§ Given task: Reproduce the listing below in its entirety. Change nothing.

--- BEGIN Source data ---

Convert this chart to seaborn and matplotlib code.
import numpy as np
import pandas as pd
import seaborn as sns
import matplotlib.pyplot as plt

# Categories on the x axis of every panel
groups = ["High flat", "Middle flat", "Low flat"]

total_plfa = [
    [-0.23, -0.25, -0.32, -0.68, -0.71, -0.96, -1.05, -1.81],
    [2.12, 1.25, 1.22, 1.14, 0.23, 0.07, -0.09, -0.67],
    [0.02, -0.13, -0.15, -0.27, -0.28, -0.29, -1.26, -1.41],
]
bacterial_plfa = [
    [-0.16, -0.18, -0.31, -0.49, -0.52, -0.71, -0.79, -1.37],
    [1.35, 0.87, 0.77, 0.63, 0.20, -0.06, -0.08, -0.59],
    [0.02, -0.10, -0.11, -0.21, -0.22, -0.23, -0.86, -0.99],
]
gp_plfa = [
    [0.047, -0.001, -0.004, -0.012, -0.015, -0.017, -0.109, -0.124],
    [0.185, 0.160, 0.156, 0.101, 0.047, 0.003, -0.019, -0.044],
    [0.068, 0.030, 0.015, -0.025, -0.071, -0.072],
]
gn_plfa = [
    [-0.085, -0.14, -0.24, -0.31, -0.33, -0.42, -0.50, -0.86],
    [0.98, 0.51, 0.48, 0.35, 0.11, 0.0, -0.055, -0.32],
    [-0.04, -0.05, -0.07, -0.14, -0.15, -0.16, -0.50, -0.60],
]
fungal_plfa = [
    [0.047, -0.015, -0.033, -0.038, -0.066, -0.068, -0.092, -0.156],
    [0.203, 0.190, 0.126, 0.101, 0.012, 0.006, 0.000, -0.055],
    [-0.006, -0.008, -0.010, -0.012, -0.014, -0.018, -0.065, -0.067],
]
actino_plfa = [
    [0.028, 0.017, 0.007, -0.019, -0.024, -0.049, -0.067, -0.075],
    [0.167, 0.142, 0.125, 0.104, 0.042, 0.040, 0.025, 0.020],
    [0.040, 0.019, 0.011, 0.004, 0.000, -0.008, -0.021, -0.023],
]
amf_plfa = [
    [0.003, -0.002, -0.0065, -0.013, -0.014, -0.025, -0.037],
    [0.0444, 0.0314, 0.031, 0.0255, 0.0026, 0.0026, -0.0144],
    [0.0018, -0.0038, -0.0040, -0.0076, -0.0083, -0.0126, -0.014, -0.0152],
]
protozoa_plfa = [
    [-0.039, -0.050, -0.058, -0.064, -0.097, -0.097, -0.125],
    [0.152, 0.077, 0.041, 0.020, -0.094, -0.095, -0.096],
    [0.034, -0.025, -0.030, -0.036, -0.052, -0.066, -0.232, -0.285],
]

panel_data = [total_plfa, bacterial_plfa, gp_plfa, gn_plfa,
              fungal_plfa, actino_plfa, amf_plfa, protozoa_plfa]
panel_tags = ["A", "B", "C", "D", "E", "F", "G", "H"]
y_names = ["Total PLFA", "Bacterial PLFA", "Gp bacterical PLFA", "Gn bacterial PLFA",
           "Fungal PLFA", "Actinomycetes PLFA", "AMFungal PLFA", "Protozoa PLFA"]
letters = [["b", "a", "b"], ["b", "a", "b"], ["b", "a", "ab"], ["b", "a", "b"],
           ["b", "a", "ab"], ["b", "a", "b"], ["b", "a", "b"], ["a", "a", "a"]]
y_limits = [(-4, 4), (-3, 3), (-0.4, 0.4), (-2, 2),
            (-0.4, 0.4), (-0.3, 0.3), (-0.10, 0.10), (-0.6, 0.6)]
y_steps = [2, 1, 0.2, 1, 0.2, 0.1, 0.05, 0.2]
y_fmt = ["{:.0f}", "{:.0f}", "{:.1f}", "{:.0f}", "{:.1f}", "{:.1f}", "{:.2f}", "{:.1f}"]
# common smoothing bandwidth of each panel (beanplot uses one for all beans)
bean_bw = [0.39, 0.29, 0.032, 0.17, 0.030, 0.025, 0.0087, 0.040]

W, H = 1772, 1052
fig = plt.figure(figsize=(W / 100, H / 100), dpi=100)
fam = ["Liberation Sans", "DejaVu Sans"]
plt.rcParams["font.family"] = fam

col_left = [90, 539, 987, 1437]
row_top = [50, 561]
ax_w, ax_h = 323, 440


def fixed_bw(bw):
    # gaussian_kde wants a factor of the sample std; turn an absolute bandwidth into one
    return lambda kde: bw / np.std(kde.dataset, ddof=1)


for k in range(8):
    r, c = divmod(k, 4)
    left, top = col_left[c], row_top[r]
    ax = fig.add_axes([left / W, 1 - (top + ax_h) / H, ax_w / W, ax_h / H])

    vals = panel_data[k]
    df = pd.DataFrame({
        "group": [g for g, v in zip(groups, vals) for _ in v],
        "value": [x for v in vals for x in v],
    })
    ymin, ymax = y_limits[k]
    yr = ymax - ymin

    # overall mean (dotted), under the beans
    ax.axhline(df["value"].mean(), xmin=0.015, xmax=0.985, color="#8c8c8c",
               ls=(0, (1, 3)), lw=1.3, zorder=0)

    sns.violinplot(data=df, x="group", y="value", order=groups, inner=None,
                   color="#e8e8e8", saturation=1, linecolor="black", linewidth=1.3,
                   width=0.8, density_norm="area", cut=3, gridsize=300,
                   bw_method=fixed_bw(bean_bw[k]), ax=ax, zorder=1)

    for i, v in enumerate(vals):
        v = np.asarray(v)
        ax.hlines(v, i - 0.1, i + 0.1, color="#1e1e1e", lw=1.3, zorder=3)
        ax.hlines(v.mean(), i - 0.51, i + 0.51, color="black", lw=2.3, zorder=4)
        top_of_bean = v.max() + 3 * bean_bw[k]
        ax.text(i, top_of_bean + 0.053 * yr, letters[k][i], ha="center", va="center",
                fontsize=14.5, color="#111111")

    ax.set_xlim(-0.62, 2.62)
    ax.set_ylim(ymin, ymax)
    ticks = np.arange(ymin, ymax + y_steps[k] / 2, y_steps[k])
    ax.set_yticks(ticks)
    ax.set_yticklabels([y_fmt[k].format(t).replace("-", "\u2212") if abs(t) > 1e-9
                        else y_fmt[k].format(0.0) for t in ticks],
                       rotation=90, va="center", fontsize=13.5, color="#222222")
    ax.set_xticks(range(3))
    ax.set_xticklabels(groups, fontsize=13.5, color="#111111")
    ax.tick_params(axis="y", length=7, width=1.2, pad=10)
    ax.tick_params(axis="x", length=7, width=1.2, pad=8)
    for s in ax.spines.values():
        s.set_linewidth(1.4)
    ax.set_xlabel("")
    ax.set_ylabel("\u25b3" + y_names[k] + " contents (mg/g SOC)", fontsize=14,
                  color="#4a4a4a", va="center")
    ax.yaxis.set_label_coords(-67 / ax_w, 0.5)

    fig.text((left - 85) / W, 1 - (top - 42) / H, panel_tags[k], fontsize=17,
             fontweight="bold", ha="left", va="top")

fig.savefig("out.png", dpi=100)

--- END Source data ---

§ Solution below:
Convert this chart to seaborn and matplotlib code.
import numpy as np
import pandas as pd
import seaborn as sns
import matplotlib.pyplot as plt

# Categories on the x axis of every panel
groups = ["High flat", "Middle flat", "Low flat"]

total_plfa = [
    [-0.23, -0.25, -0.32, -0.68, -0.71, -0.96, -1.05, -1.81],
    [2.12, 1.25, 1.22, 1.14, 0.23, 0.07, -0.09, -0.67],
    [0.02, -0.13, -0.15, -0.27, -0.28, -0.29, -1.26, -1.41],
]
bacterial_plfa = [
    [-0.16, -0.18, -0.31, -0.49, -0.52, -0.71, -0.79, -1.37],
    [1.35, 0.87, 0.77, 0.63, 0.20, -0.06, -0.08, -0.59],
    [0.02, -0.10, -0.11, -0.21, -0.22, -0.23, -0.86, -0.99],
]
gp_plfa = [
    [0.047, -0.001, -0.004, -0.012, -0.015, -0.017, -0.109, -0.124],
    [0.185, 0.160, 0.156, 0.101, 0.047, 0.003, -0.019, -0.044],
    [0.068, 0.030, 0.015, -0.025, -0.071, -0.072],
]
gn_plfa = [
    [-0.085, -0.14, -0.24, -0.31, -0.33, -0.42, -0.50, -0.86],
    [0.98, 0.51, 0.48, 0.35, 0.11, 0.0, -0.055, -0.32],
    [-0.04, -0.05, -0.07, -0.14, -0.15, -0.16, -0.50, -0.60],
]
fungal_plfa = [
    [0.047, -0.015, -0.033, -0.038, -0.066, -0.068, -0.092, -0.156],
    [0.203, 0.190, 0.126, 0.101, 0.012, 0.006, 0.000, -0.055],
    [-0.006, -0.008, -0.010, -0.012, -0.014, -0.018, -0.065, -0.067],
]
actino_plfa = [
    [0.028, 0.017, 0.007, -0.019, -0.024, -0.049, -0.067, -0.075],
    [0.167, 0.142, 0.125, 0.104, 0.042, 0.040, 0.025, 0.020],
    [0.040, 0.019, 0.011, 0.004, 0.000, -0.008, -0.021, -0.023],
]
amf_plfa = [
    [0.003, -0.002, -0.0065, -0.013, -0.014, -0.025, -0.037],
    [0.0444, 0.0314, 0.031, 0.0255, 0.0026, 0.0026, -0.0144],
    [0.0018, -0.0038, -0.0040, -0.0076, -0.0083, -0.0126, -0.014, -0.0152],
]
protozoa_plfa = [
    [-0.039, -0.050, -0.058, -0.064, -0.097, -0.097, -0.125],
    [0.152, 0.077, 0.041, 0.020, -0.094, -0.095, -0.096],
    [0.034, -0.025, -0.030, -0.036, -0.052, -0.066, -0.232, -0.285],
]

panel_data = [total_plfa, bacterial_plfa, gp_plfa, gn_plfa,
              fungal_plfa, actino_plfa, amf_plfa, protozoa_plfa]
panel_tags = ["A", "B", "C", "D", "E", "F", "G", "H"]
y_names = ["Total PLFA", "Bacterial PLFA", "Gp bacterical PLFA", "Gn bacterial PLFA",
           "Fungal PLFA", "Actinomycetes PLFA", "AMFungal PLFA", "Protozoa PLFA"]
letters = [["b", "a", "b"], ["b", "a", "b"], ["b", "a", "ab"], ["b", "a", "b"],
           ["b", "a", "ab"], ["b", "a", "b"], ["b", "a", "b"], ["a", "a", "a"]]
y_limits = [(-4, 4), (-3, 3), (-0.4, 0.4), (-2, 2),
            (-0.4, 0.4), (-0.3, 0.3), (-0.10, 0.10), (-0.6, 0.6)]
y_steps = [2, 1, 0.2, 1, 0.2, 0.1, 0.05, 0.2]
y_fmt = ["{:.0f}", "{:.0f}", "{:.1f}", "{:.0f}", "{:.1f}", "{:.1f}", "{:.2f}", "{:.1f}"]
# common smoothing bandwidth of each panel (beanplot uses one for all beans)
bean_bw = [0.39, 0.29, 0.032, 0.17, 0.030, 0.025, 0.0087, 0.040]

W, H = 1772, 1052
fig = plt.figure(figsize=(W / 100, H / 100), dpi=100)
fam = ["Liberation Sans", "DejaVu Sans"]
plt.rcParams["font.family"] = fam

col_left = [90, 539, 987, 1437]
row_top = [50, 561]
ax_w, ax_h = 323, 440


def fixed_bw(bw):
    # gaussian_kde wants a factor of the sample std; turn an absolute bandwidth into one
    return lambda kde: bw / np.std(kde.dataset, ddof=1)


for k in range(8):
    r, c = divmod(k, 4)
    left, top = col_left[c], row_top[r]
    ax = fig.add_axes([left / W, 1 - (top + ax_h) / H, ax_w / W, ax_h / H])

    vals = panel_data[k]
    df = pd.DataFrame({
        "group": [g for g, v in zip(groups, vals) for _ in v],
        "value": [x for v in vals for x in v],
    })
    ymin, ymax = y_limits[k]
    yr = ymax - ymin

    # overall mean (dotted), under the beans
    ax.axhline(df["value"].mean(), xmin=0.015, xmax=0.985, color="#8c8c8c",
               ls=(0, (1, 3)), lw=1.3, zorder=0)

    sns.violinplot(data=df, x="group", y="value", order=groups, inner=None,
                   color="#e8e8e8", saturation=1, linecolor="black", linewidth=1.3,
                   width=0.8, density_norm="area", cut=3, gridsize=300,
                   bw_method=fixed_bw(bean_bw[k]), ax=ax, zorder=1)

    for i, v in enumerate(vals):
        v = np.asarray(v)
        ax.hlines(v, i - 0.1, i + 0.1, color="#1e1e1e", lw=1.3, zorder=3)
        ax.hlines(v.mean(), i - 0.51, i + 0.51, color="black", lw=2.3, zorder=4)
        top_of_bean = v.max() + 3 * bean_bw[k]
        ax.text(i, top_of_bean + 0.053 * yr, letters[k][i], ha="center", va="center",
                fontsize=14.5, color="#111111")

    ax.set_xlim(-0.62, 2.62)
    ax.set_ylim(ymin, ymax)
    ticks = np.arange(ymin, ymax + y_steps[k] / 2, y_steps[k])
    ax.set_yticks(ticks)
    ax.set_yticklabels([y_fmt[k].format(t).replace("-", "\u2212") if abs(t) > 1e-9
                        else y_fmt[k].format(0.0) for t in ticks],
                       rotation=90, va="center", fontsize=13.5, color="#222222")
    ax.set_xticks(range(3))
    ax.set_xticklabels(groups, fontsize=13.5, color="#111111")
    ax.tick_params(axis="y", length=7, width=1.2, pad=10)
    ax.tick_params(axis="x", length=7, width=1.2, pad=8)
    for s in ax.spines.values():
        s.set_linewidth(1.4)
    ax.set_xlabel("")
    ax.set_ylabel("\u25b3" + y_names[k] + " contents (mg/g SOC)", fontsize=14,
                  color="#4a4a4a", va="center")
    ax.yaxis.set_label_coords(-67 / ax_w, 0.5)

    fig.text((left - 85) / W, 1 - (top - 42) / H, panel_tags[k], fontsize=17,
             fontweight="bold", ha="left", va="top")

fig.savefig("out.png", dpi=100)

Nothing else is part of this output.